* **Work to complete**:
Set down, exactly as written, the lines from the top of the data to the line that holds "ax.bar(x + (i", and omit the pictures.
________________
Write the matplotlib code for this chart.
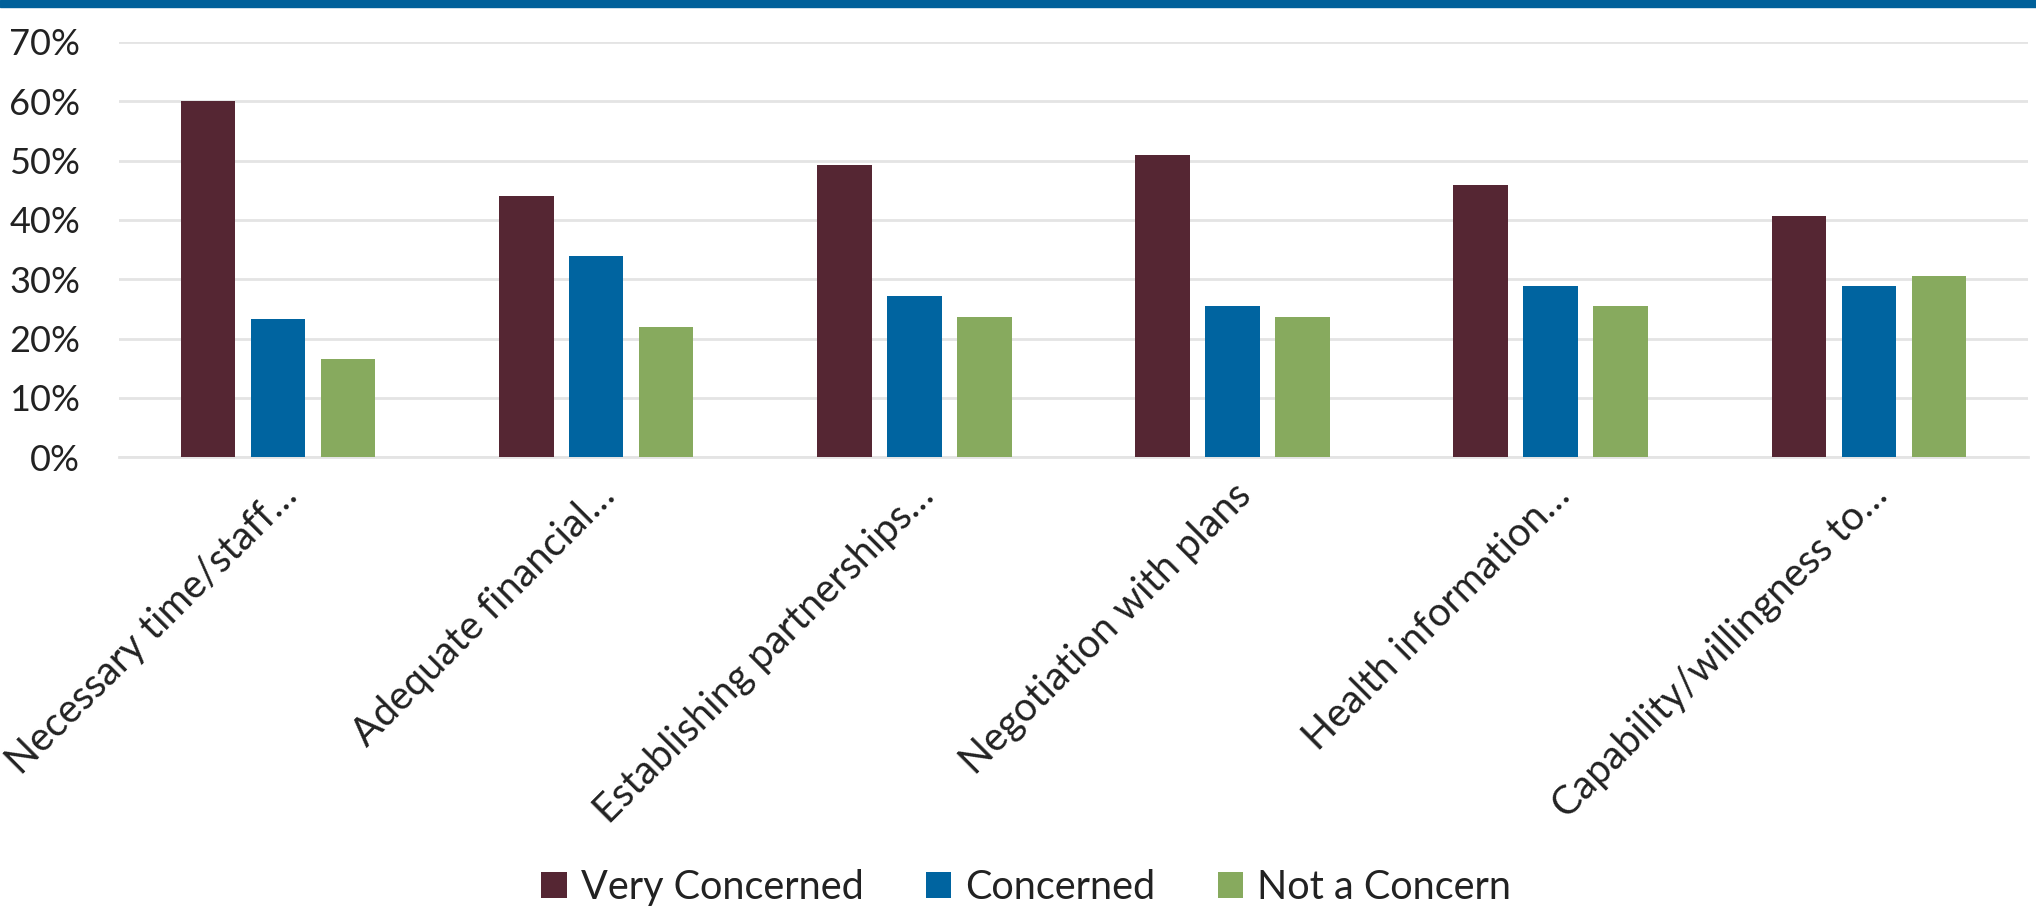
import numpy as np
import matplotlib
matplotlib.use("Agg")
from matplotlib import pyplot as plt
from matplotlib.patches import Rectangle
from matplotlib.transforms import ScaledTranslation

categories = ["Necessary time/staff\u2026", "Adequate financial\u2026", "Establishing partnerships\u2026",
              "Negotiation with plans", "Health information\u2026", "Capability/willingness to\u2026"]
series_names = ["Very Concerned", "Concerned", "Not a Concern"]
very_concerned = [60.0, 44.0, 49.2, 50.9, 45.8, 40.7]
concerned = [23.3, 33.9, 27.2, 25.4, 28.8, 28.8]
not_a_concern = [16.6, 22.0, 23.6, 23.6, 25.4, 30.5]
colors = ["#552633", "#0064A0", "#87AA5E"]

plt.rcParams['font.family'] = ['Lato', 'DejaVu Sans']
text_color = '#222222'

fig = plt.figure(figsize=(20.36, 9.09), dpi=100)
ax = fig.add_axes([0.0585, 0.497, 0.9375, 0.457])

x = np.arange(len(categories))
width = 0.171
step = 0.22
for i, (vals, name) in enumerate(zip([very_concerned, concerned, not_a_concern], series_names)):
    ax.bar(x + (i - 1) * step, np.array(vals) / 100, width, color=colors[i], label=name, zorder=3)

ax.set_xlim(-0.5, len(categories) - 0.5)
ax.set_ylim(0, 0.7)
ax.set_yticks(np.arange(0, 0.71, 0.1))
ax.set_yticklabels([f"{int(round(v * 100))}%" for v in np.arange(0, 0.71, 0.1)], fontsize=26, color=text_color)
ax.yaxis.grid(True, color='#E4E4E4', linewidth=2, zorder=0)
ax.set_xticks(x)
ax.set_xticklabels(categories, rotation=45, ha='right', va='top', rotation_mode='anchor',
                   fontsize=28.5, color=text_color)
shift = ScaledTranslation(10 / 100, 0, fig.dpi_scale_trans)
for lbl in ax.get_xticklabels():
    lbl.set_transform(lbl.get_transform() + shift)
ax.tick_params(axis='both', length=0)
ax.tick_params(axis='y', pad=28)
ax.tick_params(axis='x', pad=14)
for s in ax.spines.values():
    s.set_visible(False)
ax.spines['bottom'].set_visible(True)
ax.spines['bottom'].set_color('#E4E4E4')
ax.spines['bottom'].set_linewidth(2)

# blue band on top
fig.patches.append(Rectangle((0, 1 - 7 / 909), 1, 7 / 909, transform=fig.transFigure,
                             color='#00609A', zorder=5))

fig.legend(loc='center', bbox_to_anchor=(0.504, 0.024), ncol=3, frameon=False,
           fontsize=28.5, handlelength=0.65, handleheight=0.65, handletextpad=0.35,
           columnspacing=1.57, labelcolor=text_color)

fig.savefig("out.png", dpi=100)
________________
* **Result below**:
Write the matplotlib code for this chart.
import numpy as np
import matplotlib
matplotlib.use("Agg")
from matplotlib import pyplot as plt
from matplotlib.patches import Rectangle
from matplotlib.transforms import ScaledTranslation

categories = ["Necessary time/staff\u2026", "Adequate financial\u2026", "Establishing partnerships\u2026",
              "Negotiation with plans", "Health information\u2026", "Capability/willingness to\u2026"]
series_names = ["Very Concerned", "Concerned", "Not a Concern"]
very_concerned = [60.0, 44.0, 49.2, 50.9, 45.8, 40.7]
concerned = [23.3, 33.9, 27.2, 25.4, 28.8, 28.8]
not_a_concern = [16.6, 22.0, 23.6, 23.6, 25.4, 30.5]
colors = ["#552633", "#0064A0", "#87AA5E"]

plt.rcParams['font.family'] = ['Lato', 'DejaVu Sans']
text_color = '#222222'

fig = plt.figure(figsize=(20.36, 9.09), dpi=100)
ax = fig.add_axes([0.0585, 0.497, 0.9375, 0.457])

x = np.arange(len(categories))
width = 0.171
step = 0.22
for i, (vals, name) in enumerate(zip([very_concerned, concerned, not_a_concern], series_names)):
    ax.bar(x + (i - 1) * step, np.array(vals) / 100, width, color=colors[i], label=name, zorder=3)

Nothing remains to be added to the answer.